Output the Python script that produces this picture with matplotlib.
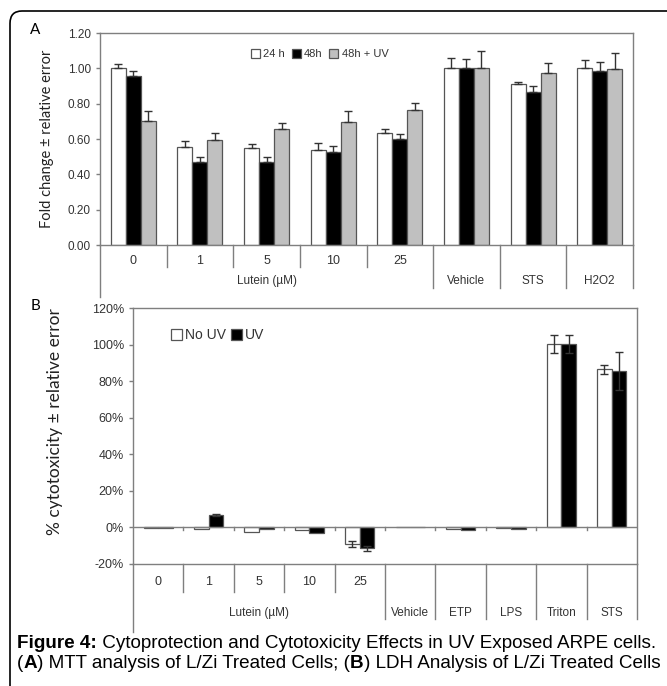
import numpy as np
import matplotlib
matplotlib.use("Agg")
from matplotlib import pyplot as plt
from matplotlib import font_manager
from matplotlib.patches import FancyBboxPatch
from matplotlib.ticker import PercentFormatter

# Panel A: MTT
groups_a = ["0", "1", "5", "10", "25", "Vehicle", "STS", "H2O2"]
h24 = [1.00, 0.553, 0.551, 0.536, 0.634, 1.00, 0.911, 1.00]
h24_err = [0.023, 0.034, 0.021, 0.040, 0.023, 0.060, 0.013, 0.047]
h48 = [0.956, 0.470, 0.470, 0.525, 0.602, 1.00, 0.866, 0.985]
h48_err = [0.028, 0.028, 0.028, 0.034, 0.028, 0.055, 0.034, 0.050]
h48uv = [0.700, 0.593, 0.657, 0.697, 0.763, 1.00, 0.975, 0.996]
h48uv_err = [0.057, 0.042, 0.034, 0.062, 0.040, 0.097, 0.057, 0.093]
series_a = ["24 h", "48h", "48h + UV"]

# Panel B: LDH
groups_b = ["0", "1", "5", "10", "25", "Vehicle", "ETP", "LPS", "Triton", "STS"]
no_uv = [-0.3, -1.0, -2.5, -1.2, -9.0, 0.0, -0.8, -0.4, 100.5, 86.5]
no_uv_err = [0, 0, 0, 0, 1.5, 0, 0, 0, 5.0, 2.5]
uv = [-0.2, 7.0, -0.6, -3.0, -11.5, 0.0, -1.5, -1.0, 100.5, 85.5]
uv_err = [0, 0.5, 0, 0, 1.2, 0, 0, 0, 4.9, 10.4]
series_b = ["No UV", "UV"]

caption_1 = [("Figure 4:", "bold"),
             (" Cytoprotection and Cytotoxicity Effects in UV Exposed ARPE cells.", "normal")]
caption_2 = [("(", "normal"), ("A", "bold"),
             (") MTT analysis of L/Zi Treated Cells; (", "normal"),
             ("B", "bold"), (") LDH Analysis of L/Zi Treated Cells", "normal")]

n_lutein = 5

W, H = 667, 686
fig = plt.figure(figsize=(W / 100, H / 100), dpi=100)
plt.rcParams['font.family'] = ['Liberation Sans', 'DejaVu Sans']
plt.rcParams['axes.unicode_minus'] = False

# rounded frame, cut off on right and bottom
frame = FancyBboxPatch((10 / W, -0.05), 1.2, 1 - 11 / H + 0.05,
                       boxstyle="round,pad=0,rounding_size=0.018",
                       transform=fig.transFigure, fill=False,
                       edgecolor="black", linewidth=1.2, clip_on=False)
fig.patches.append(frame)

spine_col = "#7f7f7f"
edge_col = "#555555"
tick_col = "#333333"


def style_axes(ax):
    for s in ax.spines.values():
        s.set_color(spine_col)
        s.set_linewidth(1.0)
    ax.tick_params(axis="y", colors=tick_col, length=3, width=1,
                   color=spine_col, labelsize=8.5)
    ax.tick_params(axis="x", length=0, labelbottom=False)


def category_axis(ax, groups, y_lbl, y_div_short, y_div_long, y_left, y_names):
    tr = ax.get_xaxis_transform()
    n = len(groups)
    for i in range(n + 1):
        if i == 0:
            y_end = y_left
        elif i <= n_lutein - 1:
            y_end = y_div_short
        else:
            y_end = y_div_long
        ax.plot([i, i], [0, y_end], transform=tr, color=spine_col,
                lw=1.0, clip_on=False)
    for i, g in enumerate(groups):
        if i < n_lutein:
            ax.text(i + 0.5, y_lbl, g, transform=tr, ha="center", va="center",
                    fontsize=9, color=tick_col)
        else:
            ax.text(i + 0.5, y_names, g, transform=tr, ha="center",
                    va="center", fontsize=8.5, color=tick_col)
    ax.text(n_lutein / 2, y_names, "Lutein (\u00b5M)", transform=tr,
            ha="center", va="center", fontsize=8.5, color=tick_col)


# ---------- Panel A ----------
axA = fig.add_axes([100 / W, 1 - 245 / H, 533 / W, 212 / H])
x = np.arange(len(groups_a)) + 0.5
bw = 0.225
colors_a = ["white", "black", "#c0c0c0"]
for k, (vals, errs) in enumerate([(h24, h24_err), (h48, h48_err), (h48uv, h48uv_err)]):
    axA.bar(x + (k - 1) * bw, vals, bw, color=colors_a[k], edgecolor=edge_col,
            linewidth=0.9, label=series_a[k], zorder=2)
    axA.errorbar(x + (k - 1) * bw, vals, yerr=[np.zeros(len(vals)), errs],
                 fmt="none", ecolor="#333333", elinewidth=1.0, capsize=3,
                 capthick=1.0, zorder=3)
axA.set_xlim(0, len(groups_a))
axA.set_ylim(0, 1.2)
axA.set_yticks(np.arange(0, 1.21, 0.2))
axA.set_yticklabels(["%.2f" % v for v in np.arange(0, 1.21, 0.2)])
style_axes(axA)
category_axis(axA, groups_a, -0.075, -0.104, -0.203, -0.245, -0.17)
axA.legend(loc="upper left", bbox_to_anchor=(0.265, 0.97), ncol=3,
           frameon=False, fontsize=8, handlelength=0.8, handleheight=0.8,
           handletextpad=0.3, columnspacing=0.6, labelcolor=tick_col)

fig.text(47 / W, 1 - 139 / H, "Fold change \u00b1 relative error",
         rotation=90, ha="center", va="center", fontsize=10.5,
         family=["Lato", "DejaVu Sans"], color="#222222")
fig.text(35 / W, 1 - 30 / H, "A", ha="center", va="center", fontsize=11,
         family=["Lato", "DejaVu Sans"])

# ---------- Panel B ----------
axB = fig.add_axes([133 / W, 1 - 564 / H, 504 / W, 256 / H])
xb = np.arange(len(groups_b)) + 0.5
bwb = 0.29
colors_b = ["white", "black"]
for k, (vals, errs) in enumerate([(no_uv, no_uv_err), (uv, uv_err)]):
    axB.bar(xb + (k - 0.5) * bwb, vals, bwb, color=colors_b[k],
            edgecolor=edge_col, linewidth=0.9, label=series_b[k], zorder=2)
    e = np.array(errs)
    m = e > 0
    axB.errorbar((xb + (k - 0.5) * bwb)[m], np.array(vals)[m], yerr=e[m],
                 fmt="none", ecolor="#333333", elinewidth=1.0, capsize=3,
                 capthick=1.0, zorder=3)
axB.set_xlim(0, len(groups_b))
axB.set_ylim(-20, 120)
axB.set_yticks(np.arange(-20, 121, 20))
axB.yaxis.set_major_formatter(PercentFormatter(decimals=0))
axB.axhline(0, color=spine_col, lw=1.0, zorder=4)
for i in range(1, len(groups_b)):
    axB.plot([i, i], [0, -1.6], color=spine_col, lw=1.0, zorder=4)
style_axes(axB)
axB.tick_params(axis="y", labelsize=9)
category_axis(axB, groups_b, -0.07, -0.11, -0.215, -0.265, -0.19)
axB.legend(loc="upper left", bbox_to_anchor=(0.05, 0.97), ncol=2,
           frameon=False, fontsize=10, handlelength=0.8, handleheight=0.8,
           handletextpad=0.2, columnspacing=0.4, labelcolor=tick_col)

fig.text(55 / W, 1 - 422 / H, "% cytotoxicity \u00b1 relative error",
         rotation=90, ha="center", va="center", fontsize=12.5,
         family=["Lato", "DejaVu Sans"], color="#222222")
fig.text(35 / W, 1 - 306 / H, "B", ha="center", va="center", fontsize=11,
         family=["Lato", "DejaVu Sans"])

# ---------- caption ----------
cap_family = "Liberation Sans"
names = {f.name for f in font_manager.fontManager.ttflist}
if "Liberation Sans Narrow" in names:
    cap_family = "Liberation Sans Narrow"
renderer = fig.canvas.get_renderer()


def rich_line(x0, y0, pieces, size, draw=True):
    xpos = x0
    for txt, weight in pieces:
        t = fig.text(xpos / W, 1 - y0 / H, txt, fontsize=size,
                     fontweight=weight, ha="left", va="center",
                     family=cap_family)
        bb = t.get_window_extent(renderer=renderer)
        xpos += bb.width
        if not draw:
            t.remove()
    return xpos - x0


# fit first caption line to the width of the reference text
w0 = rich_line(17, 643, caption_1, 12, draw=False)
cap_size = 12 * (643 / w0)
rich_line(17, 643, caption_1, cap_size)
rich_line(17, 663, caption_2, cap_size)

fig.savefig("out.png", dpi=100)
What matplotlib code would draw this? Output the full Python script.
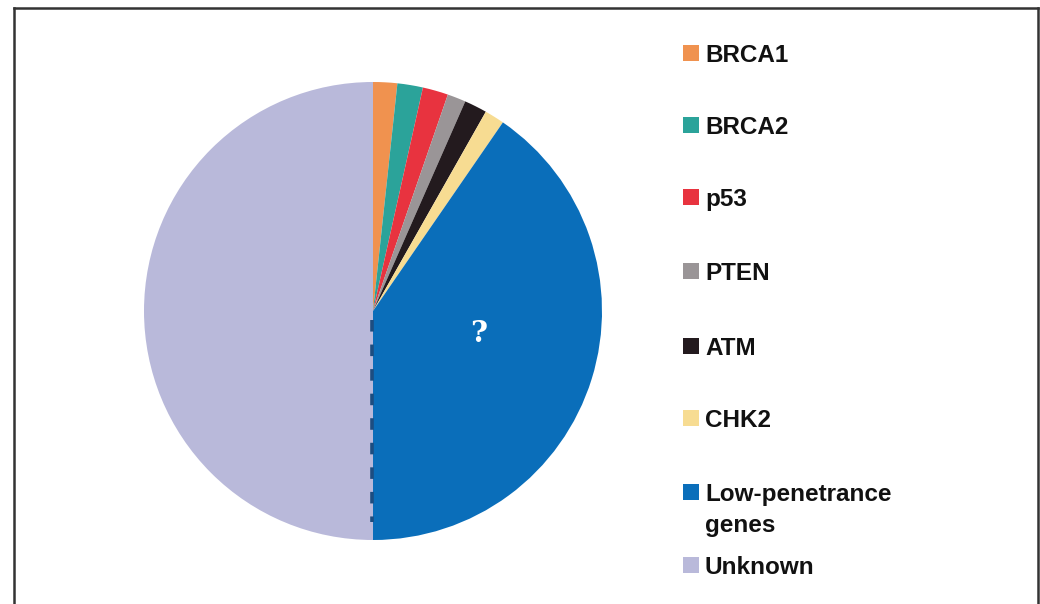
import matplotlib
matplotlib.use("Agg")
import matplotlib.pyplot as plt
from matplotlib.patches import Rectangle
from matplotlib.lines import Line2D

W, H = 1040, 604

labels = ["BRCA1", "BRCA2", "p53", "PTEN", "ATM", "CHK2",
          "Low-penetrance\ngenes", "Unknown"]
shares = [1.7, 1.8, 1.8, 1.3, 1.6, 1.4, 40.4, 50.0]
colors = ["#F0924F", "#2BA39A", "#E8333F", "#9A9597", "#231A1E", "#F7DC92",
          "#0A6EBA", "#B9B9DA"]

# legend rows (centre y of first text line, pixels)
legend_y = [53, 125, 197, 271, 346, 418, 492, 565]

fig = plt.figure(figsize=(W / 100, H / 100), dpi=100)
fig.patch.set_facecolor("white")

def px(x, y):
    return x / W, 1 - y / H

# outer frame
fc = "#333333"
fig.add_artist(Line2D([14 / W, 1038 / W], [1 - 8 / H] * 2, color=fc, lw=1.8))
fig.add_artist(Line2D([14 / W] * 2, [1 - 8 / H, 0], color=fc, lw=1.8))
fig.add_artist(Line2D([1038 / W] * 2, [1 - 8 / H, 0], color=fc, lw=1.8))

# pie
cx, cy, r = 373, 311, 229
ax = fig.add_axes([(cx - r) / W, (H - cy - r) / H, 2 * r / W, 2 * r / H])
ax.pie(shares, colors=colors, startangle=90, counterclock=False,
       radius=1, wedgeprops=dict(linewidth=0))
ax.set_xlim(-1, 1)
ax.set_ylim(-1, 1)
ax.set_aspect("equal")
ax.axis("off")
ax.plot([-0.005, -0.005], [-0.04, -0.92], color="#1D4D80", lw=2.6,
        dashes=(3.2, 3.6))
ax.text(0.46, -0.10, "?", color="white", fontsize=21, fontweight="bold",
        family="DejaVu Serif", ha="center", va="center")

# legend drawn by hand
for lab, col, y in zip(labels, colors, legend_y):
    x0, y0 = px(683, y + 8)
    fig.add_artist(Rectangle((x0, y0), 16 / W, 16 / H, transform=fig.transFigure,
                             facecolor=col, edgecolor="none"))
    for i, line in enumerate(lab.split("\n")):
        tx, ty = px(705, y + i * 31)
        fig.text(tx, ty, line, fontsize=17.5, fontweight="bold",
                 family="Liberation Sans", color="#111111", ha="left",
                 va="center_baseline")

fig.savefig("out.png", dpi=100)
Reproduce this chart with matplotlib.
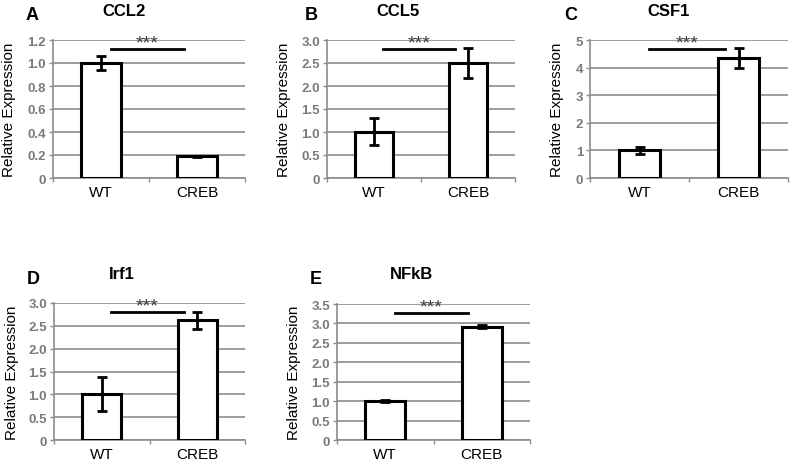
"""
Relative expression of CREB target genes, WT vs CREB (panels A-E).
"""

import matplotlib.pyplot as plt
import numpy as np

plt.rcParams["font.family"] = ["Liberation Sans", "DejaVu Sans"]

# data
genes = ["CCL2", "CCL5", "CSF1", "Irf1", "NFkB"]
panel_letters = ["A", "B", "C", "D", "E"]
groups = ["WT", "CREB"]
wt_mean = [1.00, 1.01, 1.00, 1.01, 1.01]
wt_err = [0.06, 0.30, 0.13, 0.37, 0.03]
creb_mean = [0.19, 2.50, 4.35, 2.62, 2.92]
creb_err = [0.005, 0.33, 0.37, 0.19, 0.05]
y_max = [1.2, 3.0, 5, 3.0, 3.5]
y_step = [0.2, 0.5, 1, 0.5, 0.5]
y_fmt = ["{:.1f}", "{:.1f}", "{:.0f}", "{:.1f}", "{:.1f}"]

# layout in pixels: axes box (left, top, right, bottom), title x, letter x, title y, ylabel x
W, H = 796, 464
axes_px = [
    (53, 41, 245, 179),
    (327, 41, 515, 179),
    (590, 41, 788, 179),
    (54, 304, 245, 441),
    (337, 305, 530, 441),
]
title_px = [(124, 32, 12), (398, 311, 12), (669, 571, 12), (122, 33, 275), (411, 316, 275)]
ylabel_px = [16, 291, 564, 19, 301]

GRID = "#8c8c8c"
TICK = "#7a7a7a"

fig = plt.figure(figsize=(W / 100, H / 100), dpi=100)

for i, gene in enumerate(genes):
    l, t, r, b = axes_px[i]
    ax = fig.add_axes([l / W, 1 - b / H, (r - l) / W, (b - t) / H])
    x = np.arange(len(groups))
    means = [wt_mean[i], creb_mean[i]]
    errs = [wt_err[i], creb_err[i]]
    ax.bar(x, means, width=0.41, color="white", edgecolor="black", linewidth=2.2, zorder=3)
    ax.errorbar(x, means, yerr=errs, fmt="none", ecolor="black", elinewidth=2,
                capsize=3.5, capthick=2, zorder=4)

    ax.set_xlim(-0.5, 1.5)
    ax.set_ylim(0, y_max[i])
    ticks = np.arange(0, y_max[i] + 1e-9, y_step[i])
    ax.set_yticks(ticks)
    ax.set_yticklabels(["0"] + [y_fmt[i].format(v) for v in ticks[1:]],
                       color=TICK, fontweight="bold", fontsize=9.5)
    ax.yaxis.grid(True, color=GRID, linewidth=1.2, zorder=0)
    ax.tick_params(axis="y", length=3, color=GRID, width=1, pad=2)

    # category labels centred, ticks on category boundaries
    ax.set_xticks([-0.5, 0.5, 1.5])
    ax.set_xticklabels([])
    ax.set_xticks(x, minor=True)
    ax.set_xticklabels(groups, minor=True, fontsize=11)
    ax.tick_params(axis="x", which="major", length=3, color=GRID, width=1, direction="out")
    ax.tick_params(axis="x", which="minor", length=0, pad=5)

    for side in ["top", "right"]:
        ax.spines[side].set_visible(False)
    for side in ["left", "bottom"]:
        ax.spines[side].set_color(GRID)
        ax.spines[side].set_linewidth(1.2)

    ax.set_ylabel("Relative Expression", fontsize=11)
    ax.yaxis.set_label_coords(ylabel_px[i] / W, 1 - ((t + b) / 2) / H, transform=fig.transFigure)

    # significance bar
    y_sig = 0.935 * y_max[i]
    ax.plot([0.1, 0.86], [y_sig, y_sig], color="black", linewidth=2, clip_on=False, zorder=5)
    ax.text(0.49, 0.945, "***", transform=ax.transAxes, ha="center", va="baseline",
            fontsize=14, color="#3a3a3a")

    tx, lx, ty = title_px[i]
    fig.text(tx / W, 1 - ty / H, gene, ha="center", va="center", fontsize=12, fontweight="bold")
    fig.text(lx / W, 1 - (ty + 4) / H, panel_letters[i], ha="center", va="center",
             fontsize=13, fontweight="bold")

fig.savefig("out.png", dpi=100)
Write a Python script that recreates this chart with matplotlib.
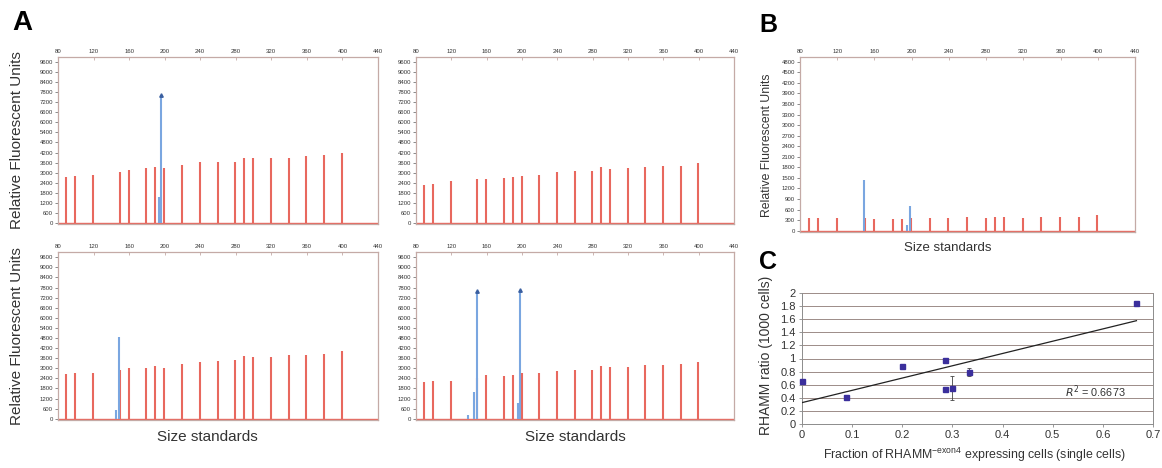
import numpy as np
import matplotlib
matplotlib.use("Agg")
import matplotlib.pyplot as plt
from matplotlib.ticker import FormatStrFormatter

plt.rcParams['font.family'] = ['Liberation Sans', 'DejaVu Sans']

# size-standard ladder (bp) shared by all electropherograms
ladder_bp = [89.5, 99.5, 119.5, 149.5, 159.5, 179.5, 189.5, 199.5, 219.5, 239.5,
             259.5, 279.5, 289.5, 299.5, 319.5, 339.5, 359.5, 379.5, 399.5]

# red (size standard) peak heights, RFU
a1_red = [2750, 2790, 2870, 3050, 3150, 3250, 3350, 3300, 3430, 3610,
          3650, 3630, 3890, 3890, 3850, 3890, 3990, 4050, 4190]
a2_red = [2270, 2310, 2470, 2600, 2620, 2700, 2760, 2800, 2860, 3020,
          3080, 3080, 3310, 3210, 3250, 3350, 3390, 3410, 3550]
a3_red = [2660, 2700, 2700, 2900, 3000, 3040, 3120, 3040, 3230, 3390,
          3450, 3490, 3730, 3650, 3690, 3770, 3790, 3850, 4020]
a4_red = [2170, 2250, 2270, 2410, 2600, 2560, 2600, 2700, 2740, 2840,
          2900, 2900, 3140, 3060, 3060, 3180, 3200, 3240, 3390]
b_red = [350, 370, 370, 350, 340, 330, 340, 350, 350, 370,
         380, 360, 380, 400, 370, 400, 400, 400, 445]

# blue (sample) peaks: position bp, height RFU
a1_blue_bp = [193.6, 196.2]
a1_blue = [1560, 7640]
a2_blue_bp = []
a2_blue = []
a3_blue_bp = [145.6, 148.2]
a3_blue = [530, 4870]
a4_blue_bp = [139.0, 146.0, 149.4, 195.0, 197.7]
a4_blue = [240, 1560, 7600, 930, 7680]
b_blue_bp = [149.2, 195.5, 198.6]
b_blue = [1440, 160, 700]

a_yticks = list(range(0, 9601, 600))
b_yticks = list(range(0, 4801, 300))
x_ticks = list(range(80, 441, 40))

# panel C
frac_single = [0, 0.087, 0.2, 0.286, 0.286, 0.3, 0.333, 0.667]
ratio_1000 = [0.65, 0.41, 0.88, 0.98, 0.54, 0.55, 0.80, 1.85]
ratio_err = [0, 0, 0, 0, 0, 0.18, 0.06, 0]

RED = '#e8685e'
BLUE = '#7aa6e0'
FRAME = '#c4aaa6'

W, H = 1162, 468
fig = plt.figure(figsize=(W / 100, H / 100), dpi=100)


def box(l, t, r, b):
    return [l / W, 1 - b / H, (r - l) / W, (b - t) / H]


def trace(ax, red, blue_bp, blue, yticks, ylim):
    ax.axhline(0, color=RED, lw=1.0, zorder=1)
    ax.vlines(ladder_bp, 0, red, color=RED, lw=1.5, zorder=2)
    if blue_bp:
        ax.vlines(blue_bp, 0, blue, color=BLUE, lw=1.5, zorder=3)
        tall = [(p, h) for p, h in zip(blue_bp, blue) if h > 7000]
        if tall:
            ax.plot([p for p, h in tall], [h for p, h in tall], '^',
                    color='#3a5fa0', ms=2.5, zorder=4)
    ax.set_xlim(80, 440)
    ax.set_ylim(*ylim)
    ax.set_xticks(x_ticks)
    ax.set_yticks(yticks)
    ax.xaxis.tick_top()
    ax.tick_params(axis='x', direction='in', length=2, width=0.6, color=FRAME,
                   labelsize=4.3, pad=2, labelcolor='#333333')
    ax.tick_params(axis='y', direction='out', length=2, width=0.6, color='#777777',
                   labelsize=4.3, pad=1.5, labelcolor='#333333')
    for s in ax.spines.values():
        s.set_color(FRAME)
        s.set_linewidth(0.9)


a_ylim = (-75, 9910)
ax1 = fig.add_axes(box(58, 57, 378, 224))
trace(ax1, a1_red, a1_blue_bp, a1_blue, a_yticks, a_ylim)
ax2 = fig.add_axes(box(416, 57, 734, 224))
trace(ax2, a2_red, a2_blue_bp, a2_blue, a_yticks, a_ylim)
ax3 = fig.add_axes(box(58, 252, 378, 420))
trace(ax3, a3_red, a3_blue_bp, a3_blue, a_yticks, a_ylim)
ax4 = fig.add_axes(box(416, 252, 734, 420))
trace(ax4, a4_red, a4_blue_bp, a4_blue, a_yticks, a_ylim)
axb = fig.add_axes(box(800, 57, 1135, 232))
trace(axb, b_red, b_blue_bp, b_blue, b_yticks, (-38, 4935))

lab_kw = dict(color='#333333', ha='center', va='center')
fig.text(17 / W, 1 - 140 / H, 'Relative Fluorescent Units', rotation=90, fontsize=11, **lab_kw)
fig.text(17 / W, 1 - 336 / H, 'Relative Fluorescent Units', rotation=90, fontsize=11, **lab_kw)
fig.text(207 / W, 1 - 437 / H, 'Size standards', fontsize=11, **lab_kw)
fig.text(575 / W, 1 - 437 / H, 'Size standards', fontsize=11, **lab_kw)
fig.text(767 / W, 1 - 145 / H, 'Relative Fluorescent Units', rotation=90, fontsize=8.8, **lab_kw)
fig.text(948 / W, 1 - 248 / H, 'Size standards', fontsize=9.5, **lab_kw)

# panel C
axc = fig.add_axes(box(802, 293, 1153, 424))
slope, icept = np.polyfit(frac_single, ratio_1000, 1)
xfit = np.array([0, max(frac_single)])
axc.plot(xfit, slope * xfit + icept, color='#222222', lw=0.9, zorder=3)
pts = axc.errorbar(frac_single, ratio_1000, yerr=ratio_err, fmt='s', ms=3.6,
                   color='#3b2f9c', ecolor='#444444', elinewidth=0.6, capsize=1.2,
                   capthick=0.6, zorder=4)
for art in pts.get_children():
    art.set_clip_on(False)
axc.set_xlim(0, 0.7)
axc.set_ylim(0, 2)
axc.set_xticks(np.arange(0, 0.71, 0.1))
axc.set_yticks(np.arange(0, 2.01, 0.2))
axc.xaxis.set_major_formatter(FormatStrFormatter('%g'))
axc.yaxis.set_major_formatter(FormatStrFormatter('%g'))
axc.grid(axis='y', color='#9c8c88', lw=0.7)
axc.set_axisbelow(True)
axc.tick_params(labelsize=8, length=2.5, width=0.6, color='#888888',
                labelcolor='#333333', pad=2)
axc.spines['top'].set_visible(False)
for s in ['left', 'bottom', 'right']:
    axc.spines[s].set_color('#8c8c8c')
    axc.spines[s].set_linewidth(0.7)
axc.text(0.585, 0.49, r'$R^2$ = 0.6673', fontsize=7.8, color='#333333',
         va='center', ha='center')
fig.text(766 / W, 1 - 355 / H, 'RHAMM ratio (1000 cells)', rotation=90, fontsize=10, **lab_kw)
fig.text(974 / W, 1 - 455 / H, r'Fraction of RHAMM$^{\mathregular{-exon4}}$ expressing cells (single cells)',
         fontsize=8.9, **lab_kw)

# panel letters
fig.text(12 / W, 1 - 23 / H, 'A', fontsize=20, fontweight='bold', va='center', ha='left')
fig.text(759 / W, 1 - 25 / H, 'B', fontsize=18, fontweight='bold', va='center', ha='left')
fig.text(759 / W, 1 - 262 / H, 'C', fontsize=18, fontweight='bold', va='center', ha='left')

fig.savefig('out.png', dpi=100)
┄┄┄┄┄┄
Repeat word for word the lines above, from the first entry through the line containing "from matplotlib.ticker import PercentFormatter", with both ends kept and the pictures dropped.

Output the Python script that produces this picture with matplotlib.
import numpy as np
import matplotlib
matplotlib.use("Agg")
from matplotlib import pyplot as plt
from matplotlib import font_manager
from matplotlib.patches import FancyBboxPatch
from matplotlib.ticker import PercentFormatter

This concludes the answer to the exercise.